Bad response for http://domain.com/: 403 Forbidden
What could be the problem and how can I fix this? Thanks
Yin
I wouldn’t know without seeing exactly for myself. What you did, what you put, other environment settings, etc.
Duc
My bad, i can run it now and the cache folder is filling up, so it seems to work. Thank you for this very useful tool.
Duc
It would be nice if there is an option to run the job reverse, so I can run 2 jobs at the same time (1 from a-z, and 1 from z-a), combined with the -l flag to skip already cached url, it will be 2x faster.
Yin
I really don’t think you need that. How many pages do you have? If you have tons of traffic, the traffic will warm it anyway. If you don’t have lots of traffic, then nobody will notice the longer crawl time. Just having an auto-crawler is enough already.
Duc
I have about 80.000 Urls, after warm up the cache folder size is about 18 GB and I have to let the task run overnight. If I let the traffic warm the cache, it used to take 6-7 months. But, I need to rewarm the cache every 2-3 months after updating theme and plugins. And it is a long running task, I only run it manually when needed, so warming with traffic or cronjob is not really a solution for me. So the reverse option is only my suggestion (may be useful for similar use case), because OCP already does the job very good.
Yin
In a moment like this, I might consider warming only part of your site and not the entire sitemap. Or perhaps split your sitemap into parts and then have a separate OCP job for each one.
Duc
Thats also possible, the plugin already splitted main_sitemap into 80 sub_sitemaps, still too much work. But I found a work around, I downloaded the main sitemap (contains only subsitemap urls) and reverse the content order, then run locally 2 OCP jobs with the original sitemap and the edited one.
Percy King
Hye, @Yin sorry if this a newb question.
1) I have an ecommerce site, I would like to know if this will also keep cache warm for both logged-in and logged-out users. Or does it only keep cache warm for site visitors that aren’t logged in?
2) Will this be of benefit to my site users who navigate my website via their mobile devices or just will benefit users who use desktop to navigate my website?
Yin
1. It’s a good question and feature request but I’d say it warms only for logged-out visitors.
2. Of course, should benefit for all users (especially when assuming you’re not using mobile separate design) unless your cache mechanism for whatever reason doesn’t build both desktop/mobile cache versions together.
Richie
Hi Yin,
An interesting read, thank you.
May I expose my ignorance with a quick question? 😉 Will OCP still be effective if a CDN is being used?

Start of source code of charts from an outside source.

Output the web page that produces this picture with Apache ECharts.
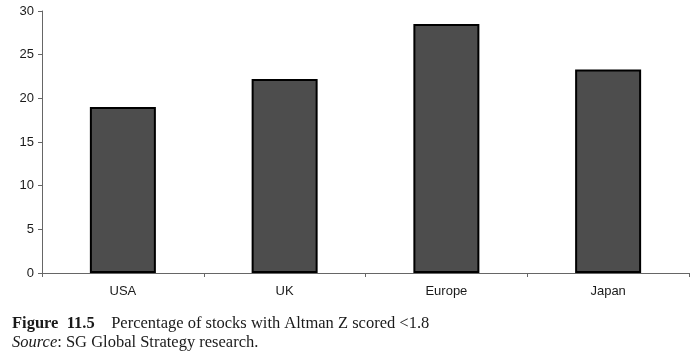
<!DOCTYPE html>
<html><head><meta charset="utf-8">
<script src="https://cdn.jsdelivr.net/npm/echarts@6/dist/echarts.min.js"></script>
<style>html,body{margin:0;padding:0;background:#fff}#c{width:700px;height:355px}</style>
</head><body><div id="c"></div>
<script>
const categories = ['USA', 'UK', 'Europe', 'Japan'];
const values = [19.0, 22.2, 28.5, 23.3];
const yTicks = { min: 0, max: 30, interval: 5 };

const serif = 'Liberation Serif, Times New Roman';
const chart = echarts.init(document.getElementById('c'), null, { renderer: 'canvas' });
chart.setOption({
  animation: false,
  backgroundColor: '#fff',
  grid: { left: 42, right: 11, top: 11, bottom: 82, containLabel: false },
  xAxis: {
    type: 'category', data: categories,
    axisLine: { lineStyle: { color: '#666', width: 1 } },
    axisTick: { show: true, alignWithLabel: false, length: 4, lineStyle: { color: '#666' } },
    axisLabel: { color: '#1a1a1a', fontFamily: 'Liberation Sans, Arial', fontSize: 13, margin: 12 }
  },
  yAxis: {
    type: 'value', min: yTicks.min, max: yTicks.max, interval: yTicks.interval,
    splitLine: { show: false },
    axisLine: { show: true, lineStyle: { color: '#666', width: 1 } },
    axisTick: { show: true, length: 4, lineStyle: { color: '#666' } },
    axisLabel: { color: '#1a1a1a', fontFamily: 'Liberation Sans, Arial', fontSize: 13, margin: 8 }
  },
  series: [{
    type: 'bar', data: values, barWidth: 66,
    itemStyle: { color: '#4d4d4d', borderColor: '#000', borderWidth: 2 }
  }],
  graphic: [
    { type: 'text', left: 12, top: 315, style: {
      text: '{b|Figure  11.5}    Percentage of stocks with Altman Z scored <1.8',
      fontFamily: serif, fontSize: 16.5, fill: '#1a1a1a',
      rich: { b: { fontWeight: 'bold', fontFamily: serif, fontSize: 16.5, fill: '#1a1a1a' } }
    }},
    { type: 'text', left: 12, top: 334, style: {
      text: '{i|Source}: SG Global Strategy research.',
      fontFamily: serif, fontSize: 16.5, fill: '#1a1a1a',
      rich: { i: { fontStyle: 'italic', fontFamily: serif, fontSize: 16.5, fill: '#1a1a1a' } }
    }}
  ]
});
</script></body></html>
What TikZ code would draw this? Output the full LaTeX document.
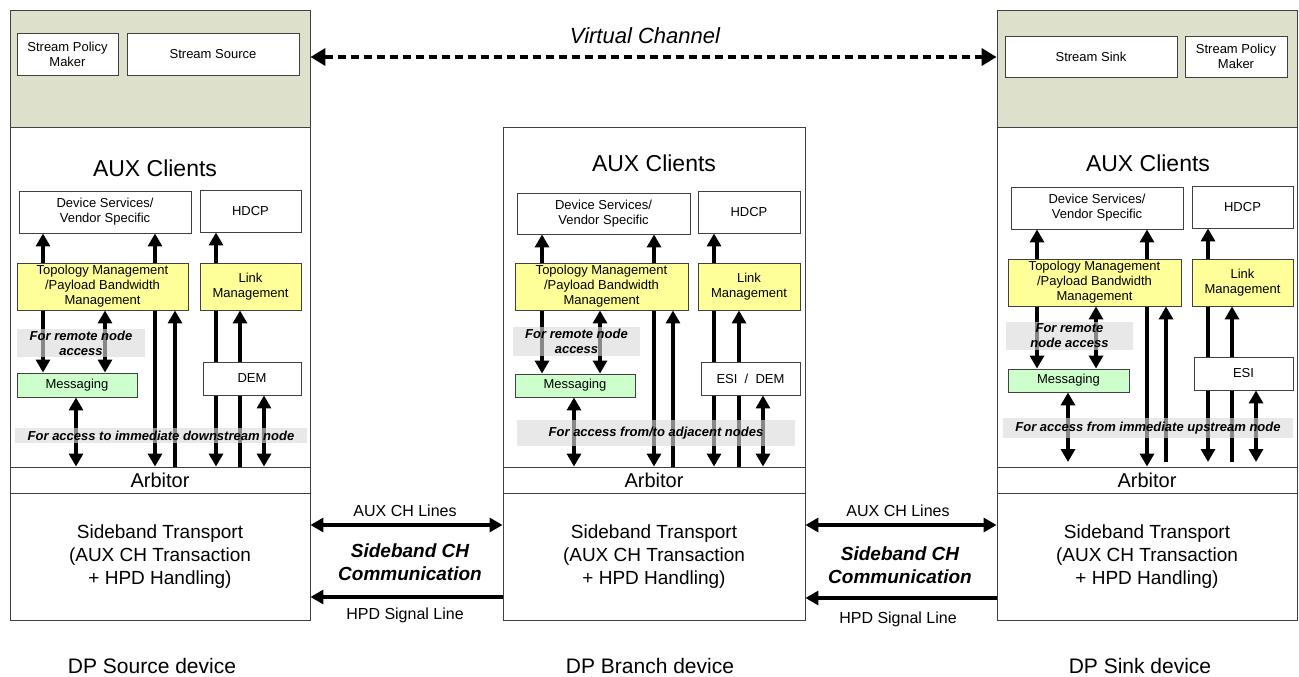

Would any changes to the guidance above be required?
Thanks.
Yin
OCP is for pre-warming local cache. CDN is delivering assets to faraway visitors via local mirrors. Could OCP be used to pre-warm a PULL-CDN cache? Sure. Anyway, for things like this…it’s best you test and see for yourself. Much easier that way.
Richie
Ah, I feared it might be something like that. Thanks for your feedback.
Michel
Hi Yin, Looks like a great way of warming up cache, but I can’t seem to get it to work.
I put the files in public_html/wp-content/ocp and I am on a LiteSpeed server. I can’t seem to find the correct path so it will work.
/home/yoursite/public_html/wp-content/ocp -v https://yoursite.com/sitemap.xml
What is the exact cronjob URL I need to set? For both OCP and ONE?
Hope you can help!
Yin
This guide literally spells everything out. I don’t understand where your problem is. Maybe you can post in the FB group and share screenshots of exactly what you put down and then someone can correct your command to syntax, etc.
Sovichetra
How about my sitemap that contain thousan of url? It’s taking longer to done that? Any solution to generate sitemap that containt only latest post and some manualy page?